In the late afternoon the sky cleared a little (but not too much), and I decided to visit Böses Weibl. Peti was pessimistic, he said that I won't see anything from the top.

It took only 45 minutes to reach the top. The clouds were rapidly transforming and moving so there weren't any moments when I could see the bivouac and the peak at the same time. Böses Weibl has a twin peak. The cross stands on the northern one but the southern peak is only a few meters shorter and is really worth to visit as the panorama is different.

View from Böses Weibl

When I got back to the hut, Peti asked me if I had had rain because it was raining for a while at the saddle. A few minutes later it started again, and we had a lot of rain again at night.

5th day

We woke up to a nice, mild dawn. I toasted the last four rolls for breakfast. As now the conditions seemed to be more stable, Peti ran up to Böses Weibl (He is a cycle racer). He returned an hour later, and after packing all our things we started to descend back to the car. Looking back to the peak Peti felt himself lucky as again a cloud settled on it just a few minutes after he returned.

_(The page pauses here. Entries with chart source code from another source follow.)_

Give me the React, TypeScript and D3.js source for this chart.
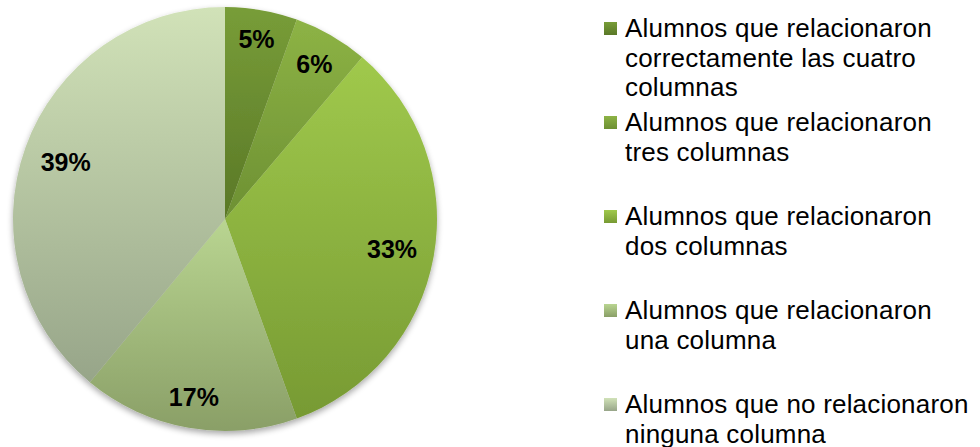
import React from "react";
import * as d3 from "d3";

const categories = [
  "Alumnos que relacionaron correctamente las cuatro columnas",
  "Alumnos que relacionaron tres columnas",
  "Alumnos que relacionaron dos columnas",
  "Alumnos que relacionaron una columna",
  "Alumnos que no relacionaron ninguna columna",
];
const legendLines = [
  ["Alumnos que relacionaron", "correctamente las cuatro", "columnas"],
  ["Alumnos que relacionaron", "tres columnas"],
  ["Alumnos que relacionaron", "dos columnas"],
  ["Alumnos que relacionaron", "una columna"],
  ["Alumnos que no relacionaron", "ninguna columna"],
];
const values = [5.5, 5.7, 33.3, 16.5, 39.0];
const labels = ["5%", "6%", "33%", "17%", "39%"];
const topColors = ["#789d38", "#8db345", "#a0c94c", "#b9d591", "#d1e2b8"];
const bottomColors = ["#5a7827", "#6d9033", "#779a33", "#8a9f67", "#97a589"];

export default function App() {
  const cx = 225;
  const cy = 219;
  const r = 212;
  const labelFont = 25;
  const pie = d3.pie<number>().sort(null).value((d) => d);
  const arcs = pie(values);
  const arc = d3.arc<d3.PieArcDatum<number>>().innerRadius(0).outerRadius(r);

  // best-fit label placement: the far corner of the label box sits at 0.925 r
  const placeLabel = (a: d3.PieArcDatum<number>, text: string) => {
    const theta = (a.startAngle + a.endAngle) / 2;
    const ux = Math.sin(theta);
    const uy = -Math.cos(theta);
    const digits = text.replace("%", "").length;
    const w = labelFont * (0.556 * digits + 0.889);
    const h = 19;
    const c = [Math.sign(ux) * (w / 2), Math.sign(uy) * (h / 2)];
    const R = r * 0.925;
    const uc = ux * c[0] + uy * c[1];
    const cc = c[0] * c[0] + c[1] * c[1];
    const d = -uc + Math.sqrt(uc * uc - cc + R * R);
    return [d * ux, d * uy];
  };

  const legendX = 604;
  const legendBase = [37, 131, 225, 319, 413];
  const lineH = 29.5;

  return (
    <svg
      width={980}
      height={447}
      style={{ position: "absolute", left: 0, top: 0 }}
      fontFamily="'Liberation Sans', Arial, sans-serif"
    >
      <defs>
        {values.map((_, i) => (
          <linearGradient key={i} id={`g${i}`} x1="0" y1="0" x2="0" y2="1">
            <stop offset="0" stopColor={topColors[i]} />
            <stop offset="1" stopColor={bottomColors[i]} />
          </linearGradient>
        ))}
        <filter id="shadow" x="-10%" y="-10%" width="120%" height="125%">
          <feGaussianBlur in="SourceAlpha" stdDeviation="3" />
          <feOffset dx="0" dy="3" result="b" />
          <feComponentTransfer>
            <feFuncA type="linear" slope="0.35" />
          </feComponentTransfer>
          <feMerge>
            <feMergeNode />
            <feMergeNode in="SourceGraphic" />
          </feMerge>
        </filter>
      </defs>
      <g transform={`translate(${cx},${cy})`}>
        <g filter="url(#shadow)">
          {arcs.map((a, i) => (
            <path key={i} d={arc(a) || ""} fill={`url(#g${i})`} />
          ))}
        </g>
        {arcs.map((a, i) => {
          const [x, y] = placeLabel(a, labels[i]);
          return (
            <text
              key={i}
              x={x}
              y={y}
              textAnchor="middle"
              dominantBaseline="central"
              fontWeight="bold"
              fontSize={labelFont}
              fill="#000"
            >
              {labels[i]}
            </text>
          );
        })}
      </g>
      {categories.map((c, i) => (
        <g key={c}>
          <rect
            x={legendX}
            y={legendBase[i] - 15}
            width={13}
            height={13}
            fill={`url(#g${i})`}
          />
          <text fontSize={26} fill="#000" letterSpacing={0.2}>
            {legendLines[i].map((ln, j) => (
              <tspan key={j} x={legendX + 21} y={legendBase[i] + j * lineH}>
                {ln}
              </tspan>
            ))}
          </text>
        </g>
      ))}
    </svg>
  );
}
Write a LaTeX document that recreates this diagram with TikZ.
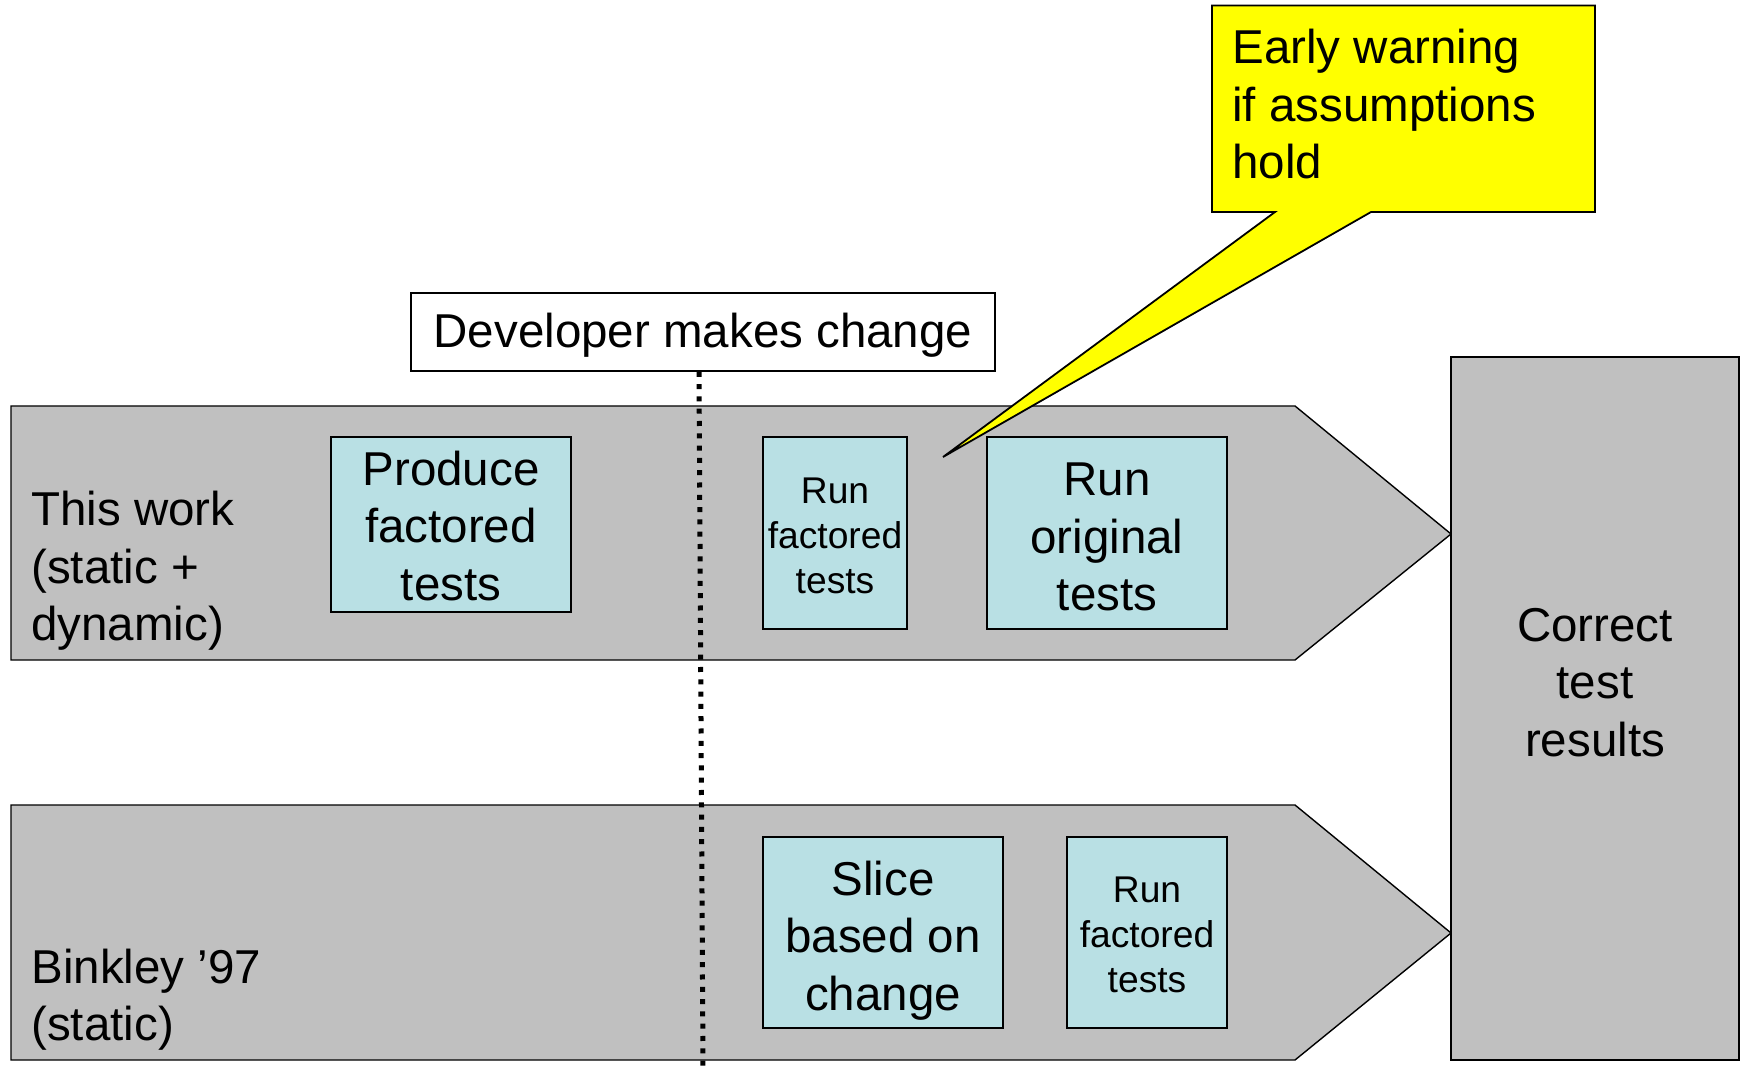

The map indicated a path which connected our saddle to the northern ridge of Böses Weibl through the Peischlachkesselkees. Although we hadn't seen any sign of this path, we tried to reproduce its track with the help of the map and the GPS. We had to cross the glacier diagonally and at last I had to use my icepick (I thought I brought it in vain as we didn't need it on the previous days). We hadn't found the path after the glacier but the terrain was not too hard so we simply walked in the direction of the ridge and finally joined in to the northern route of Böses Weibl.

From Peischlachtörl we followed the same path we were coming up on the first day and around 10 AM we arrived back to the car. Quick packing, driving down to Kals to buy some souvenirs and a loaf of fresh bread, and we started the long drive back to Hungary.